Lombardi believes that once a team begins winning, the culture of success perpetuates itself. Especially when a team learns how to win together and takes accountability for its own success.
“Once your players feel they own the team, you’ve got it,” said Lombardi, who has no trouble citing examples of teams that have instilled a winning culture from the inside out.
“The Patriots did it,” Lombardi said. “The Yankees did it.” Lombardi is convinced the Kings can do it, too. And once a team has an established culture, a talented player who might not fit the mold can be shoehorned in.
“If (Anze) Kopitar and (Drew) Doughty and (Jonathan) Quick and (Jonathan) Bernier and all these guys become the equivalent of (Derek) Jeter and (Mariano) Rivera and (Jorge) Posada and (Andy) Pettitte, you can now venture out and bring in a guy with a little less character because he is going to fit in,” said Lombardi.
Lombardi is well aware the Kings don’t have a legacy like the Yankees. But, as a student of history, he also knows that those who do not learn from it are destined to repeat it.
“I am kind of a history buff from all angles, Lombardi said. “I had done some research before I came here and I remember looking at the Kings’ history. It was 10 years before a first-round pick – Jay Wells - played for them. You have got to try to mess up your drafts to go 10 years before your first first-round pick plays for you. They either traded the picks to Montreal, or made bad picks. Then they had a little period where they drafted well, but they traded Larry Murphy. They got Wayne Gretzky and that was successful, but it had no staying power.”
Before his stint in Philadelphia, Lombardi had built the San Jose Sharks into an annual Stanley Cup contender while calling the shots in Silicon Valley from 1996-2003. But that was different. Lombardi joined the franchise that had a mere three-year history, which made things easier. There were fewer mistakes to clean up and no longtime culture of losing to erase.
“When I took over in San Jose,” Lombardi said, “it was the fourth year of that franchise. It had bottomed out, so it was very similar with (Patrick) Marleau, (Scott) Hannan and (Evgeni) Nabokov. Having been through that building process helped. Here, however, you are dealing with fans that have been waiting for 44 years, fans who have the right to be impatient.
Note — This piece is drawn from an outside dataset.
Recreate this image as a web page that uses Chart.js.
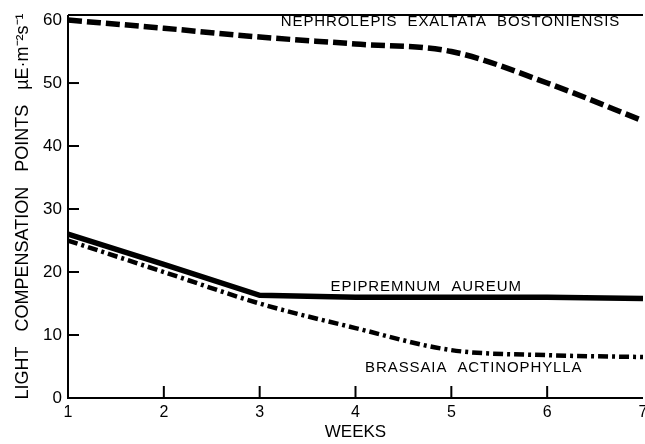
<!DOCTYPE html>
<html>
<head>
<meta charset="utf-8">
<script src="https://cdn.jsdelivr.net/npm/chart.js@4/dist/chart.umd.min.js"></script>
<style>
html,body{margin:0;padding:0;background:#fff;}
#wrap{width:645px;height:444px;}
</style>
</head>
<body>
<div id="wrap"><canvas id="c" width="645" height="444"></canvas></div>
<script>
const weeks = [1, 2, 3, 4, 5, 6, 7];
const nephrolepis = [60, 58.7, 57.3, 56.2, 55, 50, 44];
const epipremnum = [26, 21.2, 16.3, 16, 16, 16, 15.8];
const brassaia = [25, 20, 15, 11.1, 7.6, 6.8, 6.5];
const yTicks = [0, 10, 20, 30, 40, 50, 60];
const seriesLabels = ['NEPHROLEPIS  EXALTATA  BOSTONIENSIS', 'EPIPREMNUM  AUREUM', 'BRASSAIA  ACTINOPHYLLA'];
const labelAnchors = [[3.22, 59.7], [3.74, 17.6], [4.1, 4.8]];

const FONT = '"Liberation Sans", Arial, sans-serif';

const decor = {
  id: 'decor',
  afterDraw(chart) {
    const ctx = chart.ctx;
    const xs = chart.scales.x, ys = chart.scales.y;
    const area = chart.chartArea;
    ctx.save();
    ctx.strokeStyle = '#000';
    ctx.lineWidth = 2;
    ctx.beginPath();
    ctx.moveTo(area.left, area.top);
    ctx.lineTo(area.right, area.top);
    ctx.moveTo(area.left, area.top);
    ctx.lineTo(area.left, area.bottom);
    ctx.lineTo(area.right, area.bottom);
    ctx.stroke();
    yTicks.forEach(v => {
      if (v === 0 || v === 60) return;
      const y = ys.getPixelForValue(v);
      ctx.beginPath();
      ctx.moveTo(area.left, y);
      ctx.lineTo(area.left + 11, y);
      ctx.stroke();
    });
    weeks.forEach(w => {
      if (w === 1 || w === 7) return;
      const x = xs.getPixelForValue(w);
      ctx.beginPath();
      ctx.moveTo(x, area.bottom);
      ctx.lineTo(x, area.bottom - 12);
      ctx.stroke();
    });
    ctx.fillStyle = '#000';
    ctx.font = '15px ' + FONT;
    ctx.textBaseline = 'middle';
    ctx.textAlign = 'left';
    try { ctx.letterSpacing = '0.9px'; } catch (e) {}
    seriesLabels.forEach((t, i) => {
      const [wx, wy] = labelAnchors[i];
      ctx.fillText(t, xs.getPixelForValue(wx), ys.getPixelForValue(wy));
    });
    ctx.restore();
  }
};

new Chart(document.getElementById('c'), {
  type: 'line',
  data: {
    datasets: [
      {
        label: seriesLabels[0],
        data: weeks.map((w, i) => ({x: w, y: nephrolepis[i]})),
        borderColor: '#000',
        borderWidth: 5.5,
        borderDash: [14, 5],
        cubicInterpolationMode: 'monotone',
        pointRadius: 0,
        fill: false
      },
      {
        label: seriesLabels[1],
        data: weeks.map((w, i) => ({x: w, y: epipremnum[i]})),
        borderColor: '#000',
        borderWidth: 5.5,
        tension: 0,
        pointRadius: 0,
        fill: false
      },
      {
        label: seriesLabels[2],
        data: weeks.map((w, i) => ({x: w, y: brassaia[i]})),
        borderColor: '#000',
        borderWidth: 4.5,
        borderDash: [10, 4, 3, 4],
        cubicInterpolationMode: 'monotone',
        pointRadius: 0,
        fill: false
      }
    ]
  },
  options: {
    responsive: false,
    animation: false,
    layout: {padding: {top: 15, right: 2, bottom: 0, left: 0}},
    plugins: {legend: {display: false}, tooltip: {enabled: false}},
    scales: {
      x: {
        type: 'linear',
        min: 1, max: 7,
        border: {display: false},
        grid: {display: false, drawTicks: false},
        ticks: {stepSize: 1, padding: 5, color: '#000', font: {family: FONT, size: 16}},
        afterBuildTicks: s => { s.ticks = weeks.map(v => ({value: v})); },
        afterFit: s => { s.height = 46; s.paddingLeft = 0; s.paddingRight = 0; },
        title: {display: true, text: 'WEEKS', color: '#000', font: {family: FONT, size: 17}, padding: {top: 0, bottom: 1}}
      },
      y: {
        type: 'linear',
        min: 0, max: 60.8,
        border: {display: false},
        grid: {display: false, drawTicks: false},
        ticks: {stepSize: 10, includeBounds: false, padding: 6, color: '#000', font: {family: FONT, size: 17}},
        afterBuildTicks: s => { s.ticks = yTicks.map(v => ({value: v})); },
        afterFit: s => { s.width = 68; s.paddingTop = 0; s.paddingBottom = 0; },
        title: {display: true, text: 'LIGHT   COMPENSATION   POINTS   µE·m⁻²s⁻¹', color: '#000', font: {family: FONT, size: 18}, padding: {top: 12, bottom: 0}}
      }
    }
  },
  plugins: [decor]
});
</script>
</body>
</html>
In San Jose, we were very lucky with the Russians, but then we went back and built it the traditional way. Once you have that in place, you are going to be good for a long time.”
Los Angeles, with a franchise that has been around since the NHL’s first expansion in 1967, comes with an invested fan base, and that presented Lombardi with a whole new set of challenges in his quest to create a winning culture.
“It was much more difficult here,” Lombardi said. “The people are much more knowledgeable about hockey. I think the fans are as passionate as I’ve ever seen, including the major hockey cities.”
Lombardi believes Kings’ fans are among the most loyal in all of sports.
“The fans are as much a motivating factor as anything,” Lombardi said. “It’s like my players, when you have guys that stick it out, grind it out, aren’t fair weather, they deserve it. If there is any core group of fans that deserve a winner – in any sport – our fans are right up there with the (Chicago) Cubs.”
When Gretzky was a King, he liked to say that Rome wasn’t built in a day. Lombardi, too, knows establishing a culture can’t be rushed.
“It’s going to be hard,” Lombardi said. “You are not going to hit at the draft table every time. You are going to win some. You are going lose some. But that’s the only way I know how to build what we really want, which is to be a contender year-in and year-out.”